- Set task: Would you transcribe the listing that follows, character for character, and omit its images?

## START Supplied material

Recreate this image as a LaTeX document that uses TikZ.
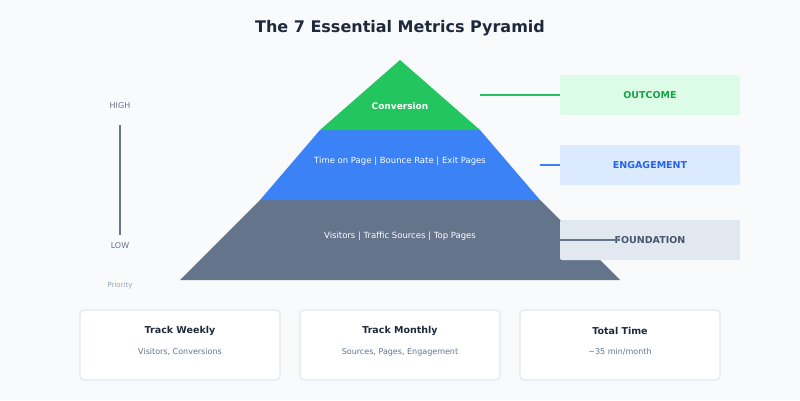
\documentclass[tikz,border=0pt]{standalone}
\usepackage{fontspec}
\setmainfont{DejaVu Sans}
\usetikzlibrary{positioning}
\definecolor{cbg}{HTML}{F8FAFC}
\definecolor{cgreen}{HTML}{22C55E}
\definecolor{cblue}{HTML}{3B82F6}
\definecolor{cslate}{HTML}{64748B}
\definecolor{cdark}{HTML}{1E293B}
\definecolor{cgreenl}{HTML}{DCFCE7}
\definecolor{cbluel}{HTML}{DBEAFE}
\definecolor{cslatel}{HTML}{E2E8F0}
\definecolor{cgreend}{HTML}{16A34A}
\definecolor{cblued}{HTML}{2563EB}
\definecolor{cslated}{HTML}{475569}
\definecolor{cgray}{HTML}{94A3B8}
\begin{document}
\begin{tikzpicture}[x=1pt,y=-1pt,
  tier text/.style={text=white,font=\fontsize{8.5}{10}\selectfont},
  layer box/.style={rounded corners=2pt,minimum width=180pt,minimum height=40pt,font=\fontsize{9.5}{11}\selectfont\bfseries},
  track box/.style={draw=cslatel,line width=1.2pt,fill=white,rounded corners=4pt,minimum width=200pt,minimum height=70pt},
  axis text/.style={text=cslate,font=\fontsize{8}{10}\selectfont}]
  \fill[cbg] (0,0) rectangle (800,400);
  \node[text=cdark,font=\fontsize{16}{19}\selectfont\bfseries] (title) at (400,28) {The 7 Essential Metrics Pyramid};

  % pyramid tiers
  \fill[cslate] (260,200) -- (540,200) -- (620,280) -- (180,280) -- cycle;
  \fill[cblue] (320,130) -- (480,130) -- (540,200) -- (260,200) -- cycle;
  \fill[cgreen] (400,60) -- (480,130) -- (320,130) -- cycle;
  \node[tier text,font=\fontsize{9}{11}\selectfont\bfseries] (conv) at (400,106) {Conversion};
  \node[tier text] (eng) at (400,161) {Time on Page | Bounce Rate | Exit Pages};
  \node[tier text] (found) at (400,236) {Visitors | Traffic Sources | Top Pages};

  % layer labels
  \node[layer box,fill=cgreenl,text=cgreend] (outcome) at (650,95) {OUTCOME};
  \node[layer box,fill=cbluel,text=cblued] (engage) at (650,165) {ENGAGEMENT};
  \node[layer box,fill=cslatel,text=cslated] (base) at (650,240) {FOUNDATION};
  \coordinate (gtip) at (480,95);
  \coordinate (btip) at (540,165);
  \coordinate (stip) at (620,240);
  \draw[cgreen,line width=1.5pt] (gtip) -- (outcome.west);
  \draw[cblue,line width=1.5pt] (btip) -- (engage.west);
  \draw[cslate,line width=1.5pt] (base.west) -- (stip);

  % priority axis
  \node[axis text] (high) at (120,106) {HIGH};
  \node[axis text] (low) at (120,246) {LOW};
  \node[text=cgray,font=\fontsize{7}{9}\selectfont] (prio) at (120,286) {Priority};
  \draw[cslate,line width=1.5pt] (120,125) -- (120,235);

  % tracking boxes
  \foreach \x/\name/\head/\sub in {180/weekly/Track Weekly/{Visitors, Conversions},
      400/monthly/Track Monthly/{Sources, Pages, Engagement},
      620/total/Total Time/{\textasciitilde35 min/month}} {
    \node[track box] (\name) at (\x,345) {};
    \node[text=cdark,font=\fontsize{9.5}{11}\selectfont\bfseries] at (\x,331) {\head};
    \node[text=cslate,font=\fontsize{8}{10}\selectfont] at (\x,352) {\sub};
  }
\end{tikzpicture}
\end{document}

## END Supplied material

- Response to the task:
Recreate this image as a LaTeX document that uses TikZ.
\documentclass[tikz,border=0pt]{standalone}
\usepackage{fontspec}
\setmainfont{DejaVu Sans}
\usetikzlibrary{positioning}
\definecolor{cbg}{HTML}{F8FAFC}
\definecolor{cgreen}{HTML}{22C55E}
\definecolor{cblue}{HTML}{3B82F6}
\definecolor{cslate}{HTML}{64748B}
\definecolor{cdark}{HTML}{1E293B}
\definecolor{cgreenl}{HTML}{DCFCE7}
\definecolor{cbluel}{HTML}{DBEAFE}
\definecolor{cslatel}{HTML}{E2E8F0}
\definecolor{cgreend}{HTML}{16A34A}
\definecolor{cblued}{HTML}{2563EB}
\definecolor{cslated}{HTML}{475569}
\definecolor{cgray}{HTML}{94A3B8}
\begin{document}
\begin{tikzpicture}[x=1pt,y=-1pt,
  tier text/.style={text=white,font=\fontsize{8.5}{10}\selectfont},
  layer box/.style={rounded corners=2pt,minimum width=180pt,minimum height=40pt,font=\fontsize{9.5}{11}\selectfont\bfseries},
  track box/.style={draw=cslatel,line width=1.2pt,fill=white,rounded corners=4pt,minimum width=200pt,minimum height=70pt},
  axis text/.style={text=cslate,font=\fontsize{8}{10}\selectfont}]
  \fill[cbg] (0,0) rectangle (800,400);
  \node[text=cdark,font=\fontsize{16}{19}\selectfont\bfseries] (title) at (400,28) {The 7 Essential Metrics Pyramid};

  % pyramid tiers
  \fill[cslate] (260,200) -- (540,200) -- (620,280) -- (180,280) -- cycle;
  \fill[cblue] (320,130) -- (480,130) -- (540,200) -- (260,200) -- cycle;
  \fill[cgreen] (400,60) -- (480,130) -- (320,130) -- cycle;
  \node[tier text,font=\fontsize{9}{11}\selectfont\bfseries] (conv) at (400,106) {Conversion};
  \node[tier text] (eng) at (400,161) {Time on Page | Bounce Rate | Exit Pages};
  \node[tier text] (found) at (400,236) {Visitors | Traffic Sources | Top Pages};

  % layer labels
  \node[layer box,fill=cgreenl,text=cgreend] (outcome) at (650,95) {OUTCOME};
  \node[layer box,fill=cbluel,text=cblued] (engage) at (650,165) {ENGAGEMENT};
  \node[layer box,fill=cslatel,text=cslated] (base) at (650,240) {FOUNDATION};
  \coordinate (gtip) at (480,95);
  \coordinate (btip) at (540,165);
  \coordinate (stip) at (620,240);
  \draw[cgreen,line width=1.5pt] (gtip) -- (outcome.west);
  \draw[cblue,line width=1.5pt] (btip) -- (engage.west);
  \draw[cslate,line width=1.5pt] (base.west) -- (stip);

  % priority axis
  \node[axis text] (high) at (120,106) {HIGH};
  \node[axis text] (low) at (120,246) {LOW};
  \node[text=cgray,font=\fontsize{7}{9}\selectfont] (prio) at (120,286) {Priority};
  \draw[cslate,line width=1.5pt] (120,125) -- (120,235);

  % tracking boxes
  \foreach \x/\name/\head/\sub in {180/weekly/Track Weekly/{Visitors, Conversions},
      400/monthly/Track Monthly/{Sources, Pages, Engagement},
      620/total/Total Time/{\textasciitilde35 min/month}} {
    \node[track box] (\name) at (\x,345) {};
    \node[text=cdark,font=\fontsize{9.5}{11}\selectfont\bfseries] at (\x,331) {\head};
    \node[text=cslate,font=\fontsize{8}{10}\selectfont] at (\x,352) {\sub};
  }
\end{tikzpicture}
\end{document}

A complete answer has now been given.